* Data extract *
- - -
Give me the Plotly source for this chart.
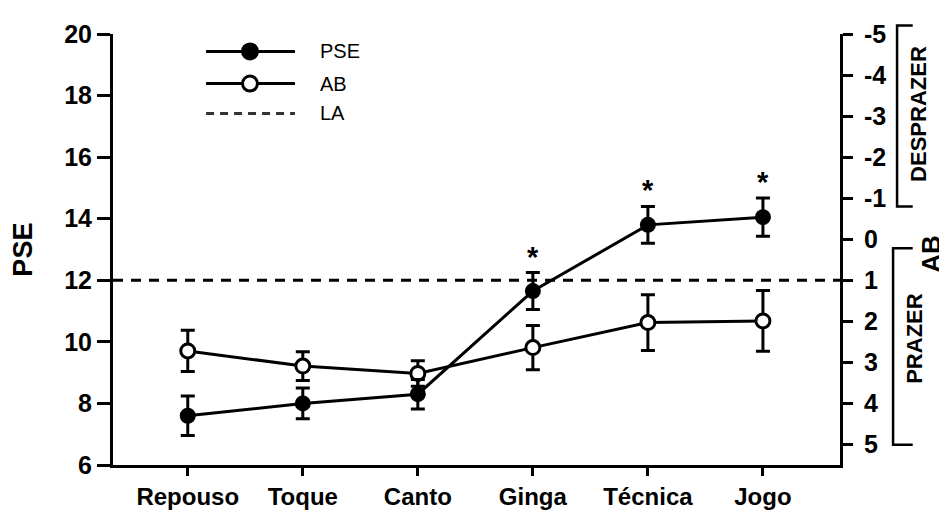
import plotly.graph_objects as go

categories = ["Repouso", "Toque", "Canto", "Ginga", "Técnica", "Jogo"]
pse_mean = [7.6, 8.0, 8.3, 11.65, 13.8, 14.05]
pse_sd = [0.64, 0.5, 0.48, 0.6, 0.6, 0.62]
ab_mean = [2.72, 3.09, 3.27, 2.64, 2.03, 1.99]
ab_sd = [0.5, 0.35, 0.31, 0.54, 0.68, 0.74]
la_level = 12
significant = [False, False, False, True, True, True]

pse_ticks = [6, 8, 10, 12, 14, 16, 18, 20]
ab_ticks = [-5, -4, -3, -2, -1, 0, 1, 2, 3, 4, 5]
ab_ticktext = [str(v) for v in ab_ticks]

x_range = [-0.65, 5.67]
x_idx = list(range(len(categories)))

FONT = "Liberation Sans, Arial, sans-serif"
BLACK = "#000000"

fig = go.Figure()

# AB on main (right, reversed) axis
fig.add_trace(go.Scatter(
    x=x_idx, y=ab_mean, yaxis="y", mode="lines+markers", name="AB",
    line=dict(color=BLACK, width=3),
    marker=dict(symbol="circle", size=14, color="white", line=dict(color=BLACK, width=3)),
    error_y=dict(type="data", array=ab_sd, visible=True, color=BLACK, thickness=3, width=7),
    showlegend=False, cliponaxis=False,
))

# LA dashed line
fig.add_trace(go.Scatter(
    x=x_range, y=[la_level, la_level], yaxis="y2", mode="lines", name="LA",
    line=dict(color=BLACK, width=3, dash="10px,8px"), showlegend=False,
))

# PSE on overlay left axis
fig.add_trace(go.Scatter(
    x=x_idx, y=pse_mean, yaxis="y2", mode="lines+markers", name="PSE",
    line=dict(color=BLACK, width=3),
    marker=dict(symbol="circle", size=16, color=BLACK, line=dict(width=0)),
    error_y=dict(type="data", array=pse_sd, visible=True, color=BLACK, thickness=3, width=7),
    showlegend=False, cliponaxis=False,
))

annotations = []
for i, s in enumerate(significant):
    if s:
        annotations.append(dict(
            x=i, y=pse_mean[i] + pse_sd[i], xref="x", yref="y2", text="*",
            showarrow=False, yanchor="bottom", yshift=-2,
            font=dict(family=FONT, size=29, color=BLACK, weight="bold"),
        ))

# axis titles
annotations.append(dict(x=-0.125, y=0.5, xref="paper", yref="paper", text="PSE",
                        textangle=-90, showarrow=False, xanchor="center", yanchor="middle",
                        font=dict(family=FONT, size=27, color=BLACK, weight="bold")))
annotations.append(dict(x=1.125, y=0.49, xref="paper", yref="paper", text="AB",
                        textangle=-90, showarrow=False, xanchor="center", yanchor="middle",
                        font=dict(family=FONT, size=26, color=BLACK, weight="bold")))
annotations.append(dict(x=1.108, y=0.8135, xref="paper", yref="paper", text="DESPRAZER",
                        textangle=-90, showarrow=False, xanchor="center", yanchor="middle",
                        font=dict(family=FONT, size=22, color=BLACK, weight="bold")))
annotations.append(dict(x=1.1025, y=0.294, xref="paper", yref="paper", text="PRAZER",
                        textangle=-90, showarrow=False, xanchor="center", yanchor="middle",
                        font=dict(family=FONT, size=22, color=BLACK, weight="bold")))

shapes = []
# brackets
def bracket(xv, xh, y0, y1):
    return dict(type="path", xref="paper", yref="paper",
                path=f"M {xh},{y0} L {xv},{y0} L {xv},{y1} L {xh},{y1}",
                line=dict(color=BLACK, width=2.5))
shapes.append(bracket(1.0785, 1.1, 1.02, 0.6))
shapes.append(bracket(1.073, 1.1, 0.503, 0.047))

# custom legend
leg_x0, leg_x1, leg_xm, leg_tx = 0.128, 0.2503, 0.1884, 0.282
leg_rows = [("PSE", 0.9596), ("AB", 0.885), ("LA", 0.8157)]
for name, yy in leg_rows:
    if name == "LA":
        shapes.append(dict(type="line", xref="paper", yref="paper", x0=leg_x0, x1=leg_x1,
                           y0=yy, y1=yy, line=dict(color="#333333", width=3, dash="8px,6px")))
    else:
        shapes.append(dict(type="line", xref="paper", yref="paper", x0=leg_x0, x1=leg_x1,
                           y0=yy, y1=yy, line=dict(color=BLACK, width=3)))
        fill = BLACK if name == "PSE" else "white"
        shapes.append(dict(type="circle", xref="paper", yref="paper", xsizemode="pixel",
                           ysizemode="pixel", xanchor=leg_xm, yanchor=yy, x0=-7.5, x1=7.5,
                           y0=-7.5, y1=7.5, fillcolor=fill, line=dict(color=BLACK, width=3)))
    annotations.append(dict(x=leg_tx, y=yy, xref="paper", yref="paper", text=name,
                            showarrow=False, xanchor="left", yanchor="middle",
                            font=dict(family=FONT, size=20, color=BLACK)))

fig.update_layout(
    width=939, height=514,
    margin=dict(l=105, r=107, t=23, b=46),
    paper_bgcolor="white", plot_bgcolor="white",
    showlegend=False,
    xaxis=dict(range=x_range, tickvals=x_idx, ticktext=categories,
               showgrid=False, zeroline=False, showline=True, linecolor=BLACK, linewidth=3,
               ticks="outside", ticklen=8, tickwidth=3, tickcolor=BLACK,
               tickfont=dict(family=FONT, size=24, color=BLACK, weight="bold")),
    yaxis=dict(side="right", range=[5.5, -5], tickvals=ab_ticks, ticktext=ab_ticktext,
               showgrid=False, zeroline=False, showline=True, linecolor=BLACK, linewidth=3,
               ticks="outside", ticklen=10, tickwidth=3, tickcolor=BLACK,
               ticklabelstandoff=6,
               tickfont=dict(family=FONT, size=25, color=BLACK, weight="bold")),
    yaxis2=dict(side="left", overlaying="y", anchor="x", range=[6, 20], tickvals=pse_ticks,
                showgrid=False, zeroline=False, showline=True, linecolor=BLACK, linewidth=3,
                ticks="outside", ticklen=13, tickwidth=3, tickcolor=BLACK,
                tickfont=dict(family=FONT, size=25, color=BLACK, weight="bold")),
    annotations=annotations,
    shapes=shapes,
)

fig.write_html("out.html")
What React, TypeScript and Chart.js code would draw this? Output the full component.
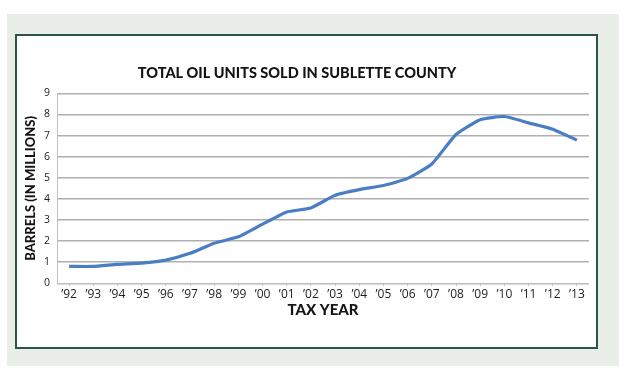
- - -
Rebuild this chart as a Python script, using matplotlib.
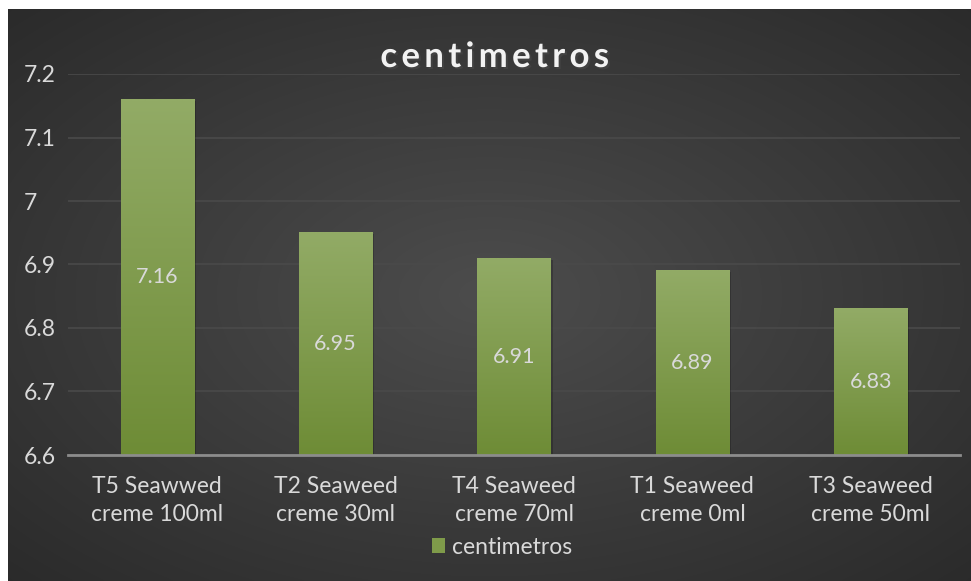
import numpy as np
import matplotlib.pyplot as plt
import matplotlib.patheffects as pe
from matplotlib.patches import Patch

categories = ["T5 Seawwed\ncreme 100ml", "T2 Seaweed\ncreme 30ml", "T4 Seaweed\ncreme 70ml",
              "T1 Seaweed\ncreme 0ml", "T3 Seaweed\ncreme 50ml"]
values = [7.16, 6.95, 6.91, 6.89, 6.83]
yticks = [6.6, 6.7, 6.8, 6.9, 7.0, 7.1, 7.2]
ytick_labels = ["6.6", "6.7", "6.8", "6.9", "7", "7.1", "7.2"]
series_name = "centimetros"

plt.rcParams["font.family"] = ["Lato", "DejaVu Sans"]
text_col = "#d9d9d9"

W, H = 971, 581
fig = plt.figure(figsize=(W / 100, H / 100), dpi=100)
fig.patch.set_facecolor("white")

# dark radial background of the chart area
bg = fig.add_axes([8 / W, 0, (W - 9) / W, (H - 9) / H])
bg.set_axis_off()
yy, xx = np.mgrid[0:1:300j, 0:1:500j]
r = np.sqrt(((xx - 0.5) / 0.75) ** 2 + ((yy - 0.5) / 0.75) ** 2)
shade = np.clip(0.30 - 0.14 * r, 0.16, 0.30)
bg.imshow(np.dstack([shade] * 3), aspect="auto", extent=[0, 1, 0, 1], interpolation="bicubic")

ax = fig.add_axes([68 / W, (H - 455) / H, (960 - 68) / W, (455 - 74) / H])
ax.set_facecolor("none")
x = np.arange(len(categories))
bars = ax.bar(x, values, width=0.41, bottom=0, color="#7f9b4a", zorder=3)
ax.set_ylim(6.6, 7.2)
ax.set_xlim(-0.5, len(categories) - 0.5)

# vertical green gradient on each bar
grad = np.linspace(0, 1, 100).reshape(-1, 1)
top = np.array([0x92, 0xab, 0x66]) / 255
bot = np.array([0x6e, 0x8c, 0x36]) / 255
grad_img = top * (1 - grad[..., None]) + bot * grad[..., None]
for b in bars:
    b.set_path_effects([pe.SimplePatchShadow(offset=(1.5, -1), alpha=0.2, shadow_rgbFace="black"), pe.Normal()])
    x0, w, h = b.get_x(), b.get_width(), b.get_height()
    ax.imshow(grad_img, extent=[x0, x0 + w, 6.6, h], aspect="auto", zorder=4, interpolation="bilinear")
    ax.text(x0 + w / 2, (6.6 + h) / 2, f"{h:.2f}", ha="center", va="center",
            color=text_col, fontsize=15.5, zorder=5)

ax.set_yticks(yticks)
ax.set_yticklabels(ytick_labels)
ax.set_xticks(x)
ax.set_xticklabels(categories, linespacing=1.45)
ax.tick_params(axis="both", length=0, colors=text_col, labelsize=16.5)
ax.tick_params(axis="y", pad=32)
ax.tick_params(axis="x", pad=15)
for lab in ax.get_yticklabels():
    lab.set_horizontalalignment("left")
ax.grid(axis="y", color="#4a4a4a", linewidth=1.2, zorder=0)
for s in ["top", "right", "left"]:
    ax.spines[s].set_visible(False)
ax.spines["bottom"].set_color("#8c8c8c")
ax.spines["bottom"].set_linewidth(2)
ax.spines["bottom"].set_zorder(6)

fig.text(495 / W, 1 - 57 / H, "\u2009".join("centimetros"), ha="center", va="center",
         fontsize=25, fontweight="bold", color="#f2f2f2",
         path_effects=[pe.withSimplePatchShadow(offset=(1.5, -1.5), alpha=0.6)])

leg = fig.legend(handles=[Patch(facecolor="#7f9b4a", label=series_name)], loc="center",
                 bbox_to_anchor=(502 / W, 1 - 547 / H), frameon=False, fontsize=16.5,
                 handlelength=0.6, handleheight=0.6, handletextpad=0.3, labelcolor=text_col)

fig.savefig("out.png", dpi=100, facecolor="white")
- - -
* Problem requirements *
Using the listing above, repeat word for word each line from the one with "Give me the Plotly source for this chart." down to the one with "import plotly.graph_objects as go", both included. Omit all pictures.

* Result of the task *
Give me the Plotly source for this chart.
import plotly.graph_objects as go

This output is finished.